→ SHORT EXERCISE: Skip the pictures and extract all of the lines exactly as written.

→ DATA:
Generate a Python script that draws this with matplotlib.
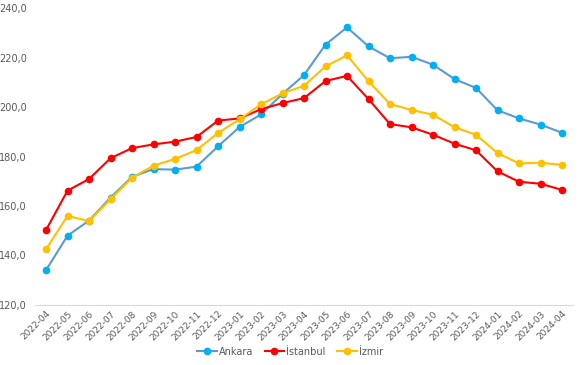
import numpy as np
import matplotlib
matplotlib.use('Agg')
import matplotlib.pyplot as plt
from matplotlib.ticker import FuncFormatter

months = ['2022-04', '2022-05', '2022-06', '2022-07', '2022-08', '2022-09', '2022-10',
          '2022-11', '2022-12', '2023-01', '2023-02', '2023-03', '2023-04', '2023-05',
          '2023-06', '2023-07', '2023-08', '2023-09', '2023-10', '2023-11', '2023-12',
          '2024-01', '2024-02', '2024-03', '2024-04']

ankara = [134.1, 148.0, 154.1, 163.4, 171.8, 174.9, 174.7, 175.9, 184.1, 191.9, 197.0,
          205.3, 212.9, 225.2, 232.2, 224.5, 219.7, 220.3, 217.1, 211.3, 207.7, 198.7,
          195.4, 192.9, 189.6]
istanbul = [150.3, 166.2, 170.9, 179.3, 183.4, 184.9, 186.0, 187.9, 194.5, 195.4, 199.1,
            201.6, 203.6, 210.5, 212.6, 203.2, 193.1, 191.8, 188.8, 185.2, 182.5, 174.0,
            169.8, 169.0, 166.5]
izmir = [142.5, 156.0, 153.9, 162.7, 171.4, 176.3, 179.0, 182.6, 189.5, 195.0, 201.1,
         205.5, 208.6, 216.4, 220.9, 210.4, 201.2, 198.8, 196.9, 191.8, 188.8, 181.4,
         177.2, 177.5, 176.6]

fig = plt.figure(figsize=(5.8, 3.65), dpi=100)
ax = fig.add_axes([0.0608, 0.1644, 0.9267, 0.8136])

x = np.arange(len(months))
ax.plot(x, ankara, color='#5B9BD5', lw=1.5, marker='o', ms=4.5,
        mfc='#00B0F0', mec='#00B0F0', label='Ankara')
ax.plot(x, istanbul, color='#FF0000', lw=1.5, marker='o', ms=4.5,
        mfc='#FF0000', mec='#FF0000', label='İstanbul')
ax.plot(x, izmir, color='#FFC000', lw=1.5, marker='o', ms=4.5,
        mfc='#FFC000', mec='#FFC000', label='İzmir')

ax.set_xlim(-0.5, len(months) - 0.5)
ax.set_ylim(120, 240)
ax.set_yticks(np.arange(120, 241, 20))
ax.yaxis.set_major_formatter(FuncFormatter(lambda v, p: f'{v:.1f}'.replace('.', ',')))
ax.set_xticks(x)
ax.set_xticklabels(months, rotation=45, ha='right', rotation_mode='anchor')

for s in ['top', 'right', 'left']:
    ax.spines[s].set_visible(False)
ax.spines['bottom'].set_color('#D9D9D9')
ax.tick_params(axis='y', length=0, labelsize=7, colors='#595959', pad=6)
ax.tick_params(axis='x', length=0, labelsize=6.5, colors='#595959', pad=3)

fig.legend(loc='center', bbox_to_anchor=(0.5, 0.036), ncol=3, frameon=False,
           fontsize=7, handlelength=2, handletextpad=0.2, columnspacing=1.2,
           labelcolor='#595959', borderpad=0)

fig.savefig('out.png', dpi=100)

→ ANSWER BELOW:
Generate a Python script that draws this with matplotlib.
import numpy as np
import matplotlib
matplotlib.use('Agg')
import matplotlib.pyplot as plt
from matplotlib.ticker import FuncFormatter

months = ['2022-04', '2022-05', '2022-06', '2022-07', '2022-08', '2022-09', '2022-10',
          '2022-11', '2022-12', '2023-01', '2023-02', '2023-03', '2023-04', '2023-05',
          '2023-06', '2023-07', '2023-08', '2023-09', '2023-10', '2023-11', '2023-12',
          '2024-01', '2024-02', '2024-03', '2024-04']

ankara = [134.1, 148.0, 154.1, 163.4, 171.8, 174.9, 174.7, 175.9, 184.1, 191.9, 197.0,
          205.3, 212.9, 225.2, 232.2, 224.5, 219.7, 220.3, 217.1, 211.3, 207.7, 198.7,
          195.4, 192.9, 189.6]
istanbul = [150.3, 166.2, 170.9, 179.3, 183.4, 184.9, 186.0, 187.9, 194.5, 195.4, 199.1,
            201.6, 203.6, 210.5, 212.6, 203.2, 193.1, 191.8, 188.8, 185.2, 182.5, 174.0,
            169.8, 169.0, 166.5]
izmir = [142.5, 156.0, 153.9, 162.7, 171.4, 176.3, 179.0, 182.6, 189.5, 195.0, 201.1,
         205.5, 208.6, 216.4, 220.9, 210.4, 201.2, 198.8, 196.9, 191.8, 188.8, 181.4,
         177.2, 177.5, 176.6]

fig = plt.figure(figsize=(5.8, 3.65), dpi=100)
ax = fig.add_axes([0.0608, 0.1644, 0.9267, 0.8136])

x = np.arange(len(months))
ax.plot(x, ankara, color='#5B9BD5', lw=1.5, marker='o', ms=4.5,
        mfc='#00B0F0', mec='#00B0F0', label='Ankara')
ax.plot(x, istanbul, color='#FF0000', lw=1.5, marker='o', ms=4.5,
        mfc='#FF0000', mec='#FF0000', label='İstanbul')
ax.plot(x, izmir, color='#FFC000', lw=1.5, marker='o', ms=4.5,
        mfc='#FFC000', mec='#FFC000', label='İzmir')

ax.set_xlim(-0.5, len(months) - 0.5)
ax.set_ylim(120, 240)
ax.set_yticks(np.arange(120, 241, 20))
ax.yaxis.set_major_formatter(FuncFormatter(lambda v, p: f'{v:.1f}'.replace('.', ',')))
ax.set_xticks(x)
ax.set_xticklabels(months, rotation=45, ha='right', rotation_mode='anchor')

for s in ['top', 'right', 'left']:
    ax.spines[s].set_visible(False)
ax.spines['bottom'].set_color('#D9D9D9')
ax.tick_params(axis='y', length=0, labelsize=7, colors='#595959', pad=6)
ax.tick_params(axis='x', length=0, labelsize=6.5, colors='#595959', pad=3)

fig.legend(loc='center', bbox_to_anchor=(0.5, 0.036), ncol=3, frameon=False,
           fontsize=7, handlelength=2, handletextpad=0.2, columnspacing=1.2,
           labelcolor='#595959', borderpad=0)

fig.savefig('out.png', dpi=100)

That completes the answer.